With the development in server virtualization and cloud computing, there has been a demand for information processing devices installable with a large-capacity memory. In many of the information processing devices of recent years, in order to increase the memory capacity, slots are provided for installing a large number of dual inline memory modules (DIMMs). There are some information processing devices in which as many as 48 DIMMs can be installed on a single system board.
In an information processing device having a large number of DIMM slots, the DIMMs are installed in predetermined slots according to a DIMM installation candidate pattern, in which whether or not installation is possible is defined on a slot-by-slot basis. Depending on the combinations of the number of central processing units (CPUs), DIMM types, and DIMM operation modes in an information processing device; there are a number of DIMM installation candidate patterns available.
At the time of installing DIMMs in a decided pattern, following issues may arise. Primarily, a DIMM may get installed in an incorrect slot position, which may lead to incorrect installation of a DIMM in a no-installation-allowed slot. If there is such incorrect installation of DIMMs, a power-on self-test (POST) processing unit of the information processing device may detect a defect during DIMM diagnosis and bring the information processing device to a halt. The POST represents a hardware diagnosis test performed when an information processing device is powered ON and when hardware resetting is performed. The test program for implementing the POST is recorded in a basic input/output system read only memory (BIOSROM). Immediately after powering ON the device, the test program is executed so that the POST is performed.
Secondly, it is also possible to think of a case of installation inadequacy in which DIMMs are not installed in some of the decided slots. That includes a scenario of forgetting the installation and a scenario in which incomplete DIMM installation leads to poor connection thereby resulting in the appearance of no installation. In an identical manner to the case of incorrect installation, in the case of installation inadequacy too, the POST processing unit of the information processing device may detect a defect during DIMM diagnosis and bring the information processing device to a halt.
Meanwhile, conventional technologies are available for obtaining DIMM-related information. For example, a conventional technology is known in which the information stored in a serial presence detect (SPD), which is mounted in each DIMM, is read using a dedicated hardware interface and a dedicated system program; and DIMM-related information is checked. Herein, the SPD represents a type of a ROM chip mounted in a DIMM, and is used to store DIMM specification information such as the capacity, the maximum clock count, and the signal type of the DIMM. The information processing device decides on a DIMM control program according to the information obtained from the SPDs.
Moreover, a conventional technology is known in which a service processor reads the setting of configuration information of a processor, a memory device, and an input-output device; and displays the state of each device.
Japanese Laid-open Patent Publication No. 2002-259227
Japanese Laid-open Patent Publication No. 2003-029998
In the conventional technology for reading information from SPDs, a defect in an SPD can be detected using an application specific integrated circuit (ASIC). However, it is difficult to detect non-insertion or erroneous insertion of DIMMs. In the conventional technology for reading the setting using a service processor, the information on the memory is obtained from SPDs, and it is difficult to detect non-insertion or erroneous insertion of DIMMs.

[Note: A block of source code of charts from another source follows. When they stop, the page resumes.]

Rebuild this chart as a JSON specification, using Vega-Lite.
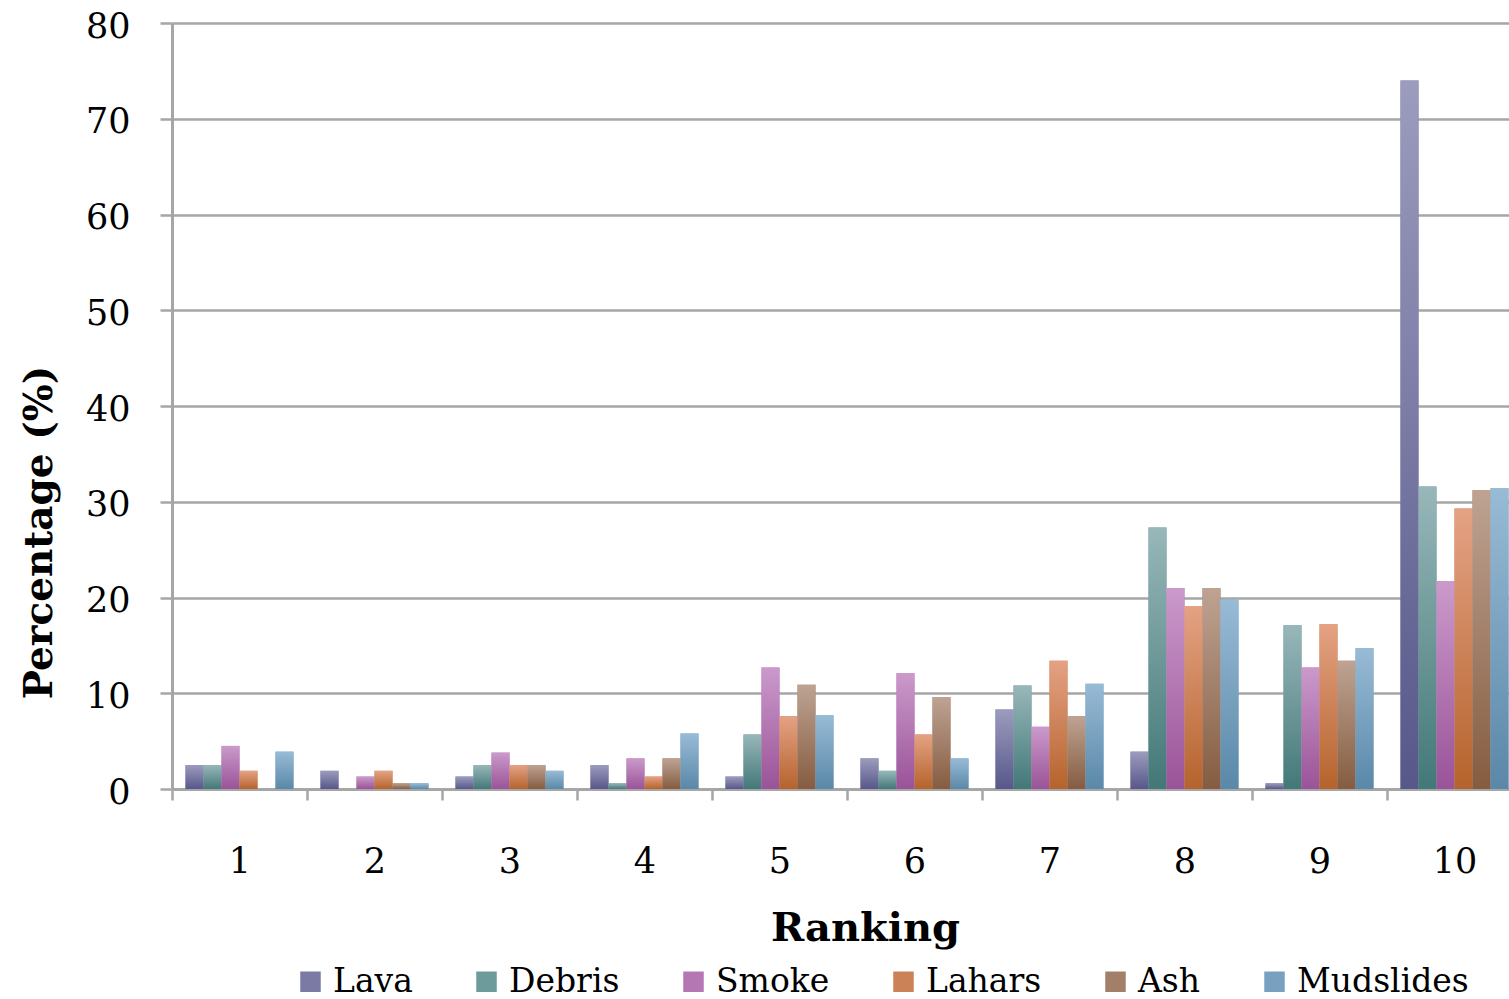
{
  "$schema": "https://vega.github.io/schema/vega-lite/v6.json",
  "autosize": "none",
  "padding": {"left": 172, "top": 23, "right": 0, "bottom": 210},
  "width": 1337,
  "height": 766,
  "background": "white",
  "config": {
    "font": "DejaVu Serif",
    "view": {"stroke": null}
  },
  "data": {
    "values": [
      {"Ranking": "1", "Hazard": "Lava", "Percentage": 2.5},
      {"Ranking": "1", "Hazard": "Debris", "Percentage": 2.5},
      {"Ranking": "1", "Hazard": "Smoke", "Percentage": 4.5},
      {"Ranking": "1", "Hazard": "Lahars", "Percentage": 1.9},
      {"Ranking": "1", "Hazard": "Ash", "Percentage": 0},
      {"Ranking": "1", "Hazard": "Mudslides", "Percentage": 3.9},
      {"Ranking": "2", "Hazard": "Lava", "Percentage": 1.9},
      {"Ranking": "2", "Hazard": "Debris", "Percentage": 0},
      {"Ranking": "2", "Hazard": "Smoke", "Percentage": 1.3},
      {"Ranking": "2", "Hazard": "Lahars", "Percentage": 1.9},
      {"Ranking": "2", "Hazard": "Ash", "Percentage": 0.6},
      {"Ranking": "2", "Hazard": "Mudslides", "Percentage": 0.6},
      {"Ranking": "3", "Hazard": "Lava", "Percentage": 1.3},
      {"Ranking": "3", "Hazard": "Debris", "Percentage": 2.5},
      {"Ranking": "3", "Hazard": "Smoke", "Percentage": 3.8},
      {"Ranking": "3", "Hazard": "Lahars", "Percentage": 2.5},
      {"Ranking": "3", "Hazard": "Ash", "Percentage": 2.5},
      {"Ranking": "3", "Hazard": "Mudslides", "Percentage": 1.9},
      {"Ranking": "4", "Hazard": "Lava", "Percentage": 2.5},
      {"Ranking": "4", "Hazard": "Debris", "Percentage": 0.6},
      {"Ranking": "4", "Hazard": "Smoke", "Percentage": 3.2},
      {"Ranking": "4", "Hazard": "Lahars", "Percentage": 1.3},
      {"Ranking": "4", "Hazard": "Ash", "Percentage": 3.2},
      {"Ranking": "4", "Hazard": "Mudslides", "Percentage": 5.8},
      {"Ranking": "5", "Hazard": "Lava", "Percentage": 1.3},
      {"Ranking": "5", "Hazard": "Debris", "Percentage": 5.7},
      {"Ranking": "5", "Hazard": "Smoke", "Percentage": 12.7},
      {"Ranking": "5", "Hazard": "Lahars", "Percentage": 7.6},
      {"Ranking": "5", "Hazard": "Ash", "Percentage": 10.9},
      {"Ranking": "5", "Hazard": "Mudslides", "Percentage": 7.7},
      {"Ranking": "6", "Hazard": "Lava", "Percentage": 3.2},
      {"Ranking": "6", "Hazard": "Debris", "Percentage": 1.9},
      {"Ranking": "6", "Hazard": "Smoke", "Percentage": 12.1},
      {"Ranking": "6", "Hazard": "Lahars", "Percentage": 5.7},
      {"Ranking": "6", "Hazard": "Ash", "Percentage": 9.6},
      {"Ranking": "6", "Hazard": "Mudslides", "Percentage": 3.2},
      {"Ranking": "7", "Hazard": "Lava", "Percentage": 8.3},
      {"Ranking": "7", "Hazard": "Debris", "Percentage": 10.8},
      {"Ranking": "7", "Hazard": "Smoke", "Percentage": 6.5},
      {"Ranking": "7", "Hazard": "Lahars", "Percentage": 13.4},
      {"Ranking": "7", "Hazard": "Ash", "Percentage": 7.6},
      {"Ranking": "7", "Hazard": "Mudslides", "Percentage": 11.0},
      {"Ranking": "8", "Hazard": "Lava", "Percentage": 3.9},
      {"Ranking": "8", "Hazard": "Debris", "Percentage": 27.3},
      {"Ranking": "8", "Hazard": "Smoke", "Percentage": 21.0},
      {"Ranking": "8", "Hazard": "Lahars", "Percentage": 19.1},
      {"Ranking": "8", "Hazard": "Ash", "Percentage": 21.0},
      {"Ranking": "8", "Hazard": "Mudslides", "Percentage": 19.8},
      {"Ranking": "9", "Hazard": "Lava", "Percentage": 0.6},
      {"Ranking": "9", "Hazard": "Debris", "Percentage": 17.1},
      {"Ranking": "9", "Hazard": "Smoke", "Percentage": 12.7},
      {"Ranking": "9", "Hazard": "Lahars", "Percentage": 17.2},
      {"Ranking": "9", "Hazard": "Ash", "Percentage": 13.4},
      {"Ranking": "9", "Hazard": "Mudslides", "Percentage": 14.7},
      {"Ranking": "10", "Hazard": "Lava", "Percentage": 74.0},
      {"Ranking": "10", "Hazard": "Debris", "Percentage": 31.6},
      {"Ranking": "10", "Hazard": "Smoke", "Percentage": 21.7},
      {"Ranking": "10", "Hazard": "Lahars", "Percentage": 29.3},
      {"Ranking": "10", "Hazard": "Ash", "Percentage": 31.2},
      {"Ranking": "10", "Hazard": "Mudslides", "Percentage": 31.4}
    ]
  },
  "encoding": {
    "x": {
      "field": "Ranking",
      "type": "ordinal",
      "sort": ["1", "2", "3", "4", "5", "6", "7", "8", "9", "10"],
      "scale": {"paddingInner": 0, "paddingOuter": 0, "range": [0, 1350]},
      "axis": {
        "title": "Ranking",
        "titleFont": "DejaVu Serif",
        "titleFontSize": 40,
        "titleFontWeight": "bold",
        "titleColor": "black",
        "titleX": 693,
        "titleY": 151,
        "titleBaseline": "alphabetic",
        "labelAngle": 0,
        "labelFontSize": 35,
        "labelColor": "black",
        "labelBaseline": "alphabetic",
        "labelPadding": 72,
        "bandPosition": 0,
        "tickBand": "extent",
        "ticks": true,
        "tickSize": 11,
        "tickColor": "#a6a6a6",
        "tickWidth": 2.5,
        "domainColor": "#a6a6a6",
        "domainWidth": 3,
        "grid": false
      }
    },
    "xOffset": {
      "field": "Hazard",
      "type": "nominal",
      "sort": ["Lava", "Debris", "Smoke", "Lahars", "Ash", "Mudslides"],
      "scale": {"paddingInner": 0, "paddingOuter": 0.75}
    },
    "y": {
      "field": "Percentage",
      "type": "quantitative",
      "scale": {"domain": [0, 80], "nice": false},
      "axis": {
        "title": "Percentage (%)",
        "titleFont": "DejaVu Serif",
        "titleFontSize": 39,
        "titleFontWeight": "bold",
        "titleColor": "black",
        "titleAngle": -90,
        "titleX": -133,
        "titleY": 509,
        "titleBaseline": "middle",
        "titleAlign": "center",
        "values": [0, 10, 20, 30, 40, 50, 60, 70, 80],
        "labelFontSize": 35,
        "labelColor": "black",
        "labelPadding": 30,
        "labelOffset": 3,
        "tickSize": 12,
        "tickColor": "#a6a6a6",
        "tickWidth": 2.5,
        "domainColor": "#a6a6a6",
        "domainWidth": 3,
        "grid": true,
        "gridColor": "#a6a6a6",
        "gridWidth": 2.5
      }
    }
  },
  "layer": [
    {
      "mark": {"type": "bar", "strokeWidth": 0},
      "encoding": {
        "color": {
          "field": "Hazard",
          "type": "nominal",
          "sort": ["Lava", "Debris", "Smoke", "Lahars", "Ash", "Mudslides"],
          "scale": {
            "domain": ["Lava", "Debris", "Smoke", "Lahars", "Ash", "Mudslides"],
            "range": ["#7a7aa4", "#6d9a9b", "#b577b4", "#cc8257", "#a27f69", "#79a1bf"]
          },
          "legend": {
            "title": null,
            "orient": "none",
            "legendX": 122,
            "legendY": 942,
            "direction": "horizontal",
            "columns": 6,
            "columnPadding": 57,
            "symbolType": "square",
            "symbolSize": 420,
            "symbolStrokeWidth": 0,
            "symbolOpacity": 1,
            "labelFontSize": 33,
            "labelColor": "black",
            "labelOffset": 6,
            "labelLimit": 400,
            "encode": {
              "symbols": {
                "update": {
                  "fill": {
                    "signal": "{gradient: 'linear', x1: 0, y1: 0, x2: 0, y2: 1, stops: [{offset: 0, color: datum.value === 'Lava' ? '#9c9cbe' : datum.value === 'Debris' ? '#98b7b9' : datum.value === 'Smoke' ? '#cb9acb' : datum.value === 'Lahars' ? '#e4a284' : datum.value === 'Ash' ? '#bea393' : '#98bbd6'}, {offset: 1, color: datum.value === 'Lava' ? '#57578a' : datum.value === 'Debris' ? '#437878' : datum.value === 'Smoke' ? '#9a5398' : datum.value === 'Lahars' ? '#b5632c' : datum.value === 'Ash' ? '#855c40' : '#5a88a8'}]}"
                  }
                }
              }
            }
          }
        }
      }
    },
    {
      "transform": [{"filter": "datum.Hazard === 'Lava'"}],
      "mark": {"type": "bar", "strokeWidth": 0, "color": {"gradient": "linear", "x1": 0, "y1": 0, "x2": 0, "y2": 1, "stops": [{"offset": 0, "color": "#9c9cbe"}, {"offset": 1, "color": "#57578a"}]}}
    },
    {
      "transform": [{"filter": "datum.Hazard === 'Debris'"}],
      "mark": {"type": "bar", "strokeWidth": 0, "color": {"gradient": "linear", "x1": 0, "y1": 0, "x2": 0, "y2": 1, "stops": [{"offset": 0, "color": "#98b7b9"}, {"offset": 1, "color": "#437878"}]}}
    },
    {
      "transform": [{"filter": "datum.Hazard === 'Smoke'"}],
      "mark": {"type": "bar", "strokeWidth": 0, "color": {"gradient": "linear", "x1": 0, "y1": 0, "x2": 0, "y2": 1, "stops": [{"offset": 0, "color": "#cb9acb"}, {"offset": 1, "color": "#9a5398"}]}}
    },
    {
      "transform": [{"filter": "datum.Hazard === 'Lahars'"}],
      "mark": {"type": "bar", "strokeWidth": 0, "color": {"gradient": "linear", "x1": 0, "y1": 0, "x2": 0, "y2": 1, "stops": [{"offset": 0, "color": "#e4a284"}, {"offset": 1, "color": "#b5632c"}]}}
    },
    {
      "transform": [{"filter": "datum.Hazard === 'Ash'"}],
      "mark": {"type": "bar", "strokeWidth": 0, "color": {"gradient": "linear", "x1": 0, "y1": 0, "x2": 0, "y2": 1, "stops": [{"offset": 0, "color": "#bea393"}, {"offset": 1, "color": "#855c40"}]}}
    },
    {
      "transform": [{"filter": "datum.Hazard === 'Mudslides'"}],
      "mark": {"type": "bar", "strokeWidth": 0, "color": {"gradient": "linear", "x1": 0, "y1": 0, "x2": 0, "y2": 1, "stops": [{"offset": 0, "color": "#98bbd6"}, {"offset": 1, "color": "#5a88a8"}]}}
    }
  ]
}
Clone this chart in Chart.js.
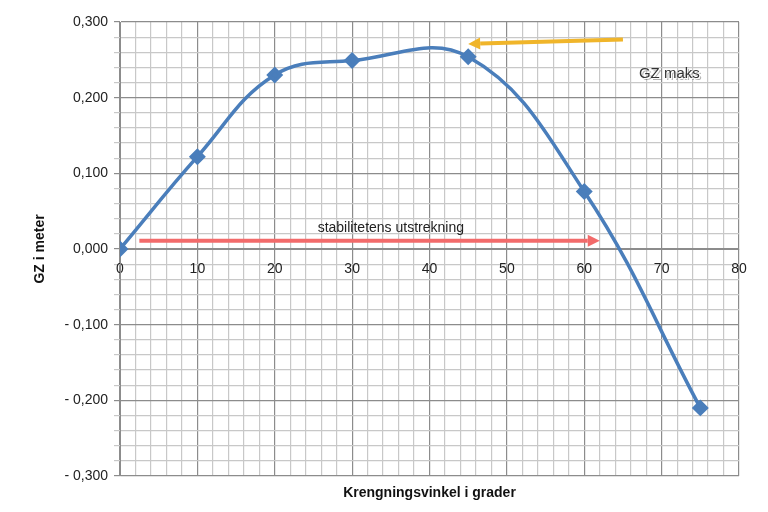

In this way, in the conventional technology, a defect attributed to erroneous insertion or non-insertion of DIMMs is difficult to detect before booting the device. For that reason, the operator boots the device without noticing such a defect, which leads to malfunctioning of the device followed by a system crash. When a device stops working, it is common practice to perform the following three steps in order to restore the system. To begin with, using the displayed malfunction notification as a clue, the factors causing the failure in the device are investigated. Then, if a factor could be identified, the operator eliminates that factor. Lastly, the operator reboots the device and restores the system. In this way, since it is difficult to detect a defect such as erroneous insertion or non-insertion of DIMMs before booting the device, it leads to stopping the device and rebooting the device. That results in an increase in the man-hours of the operator while building the system and operating and maintaining the memory.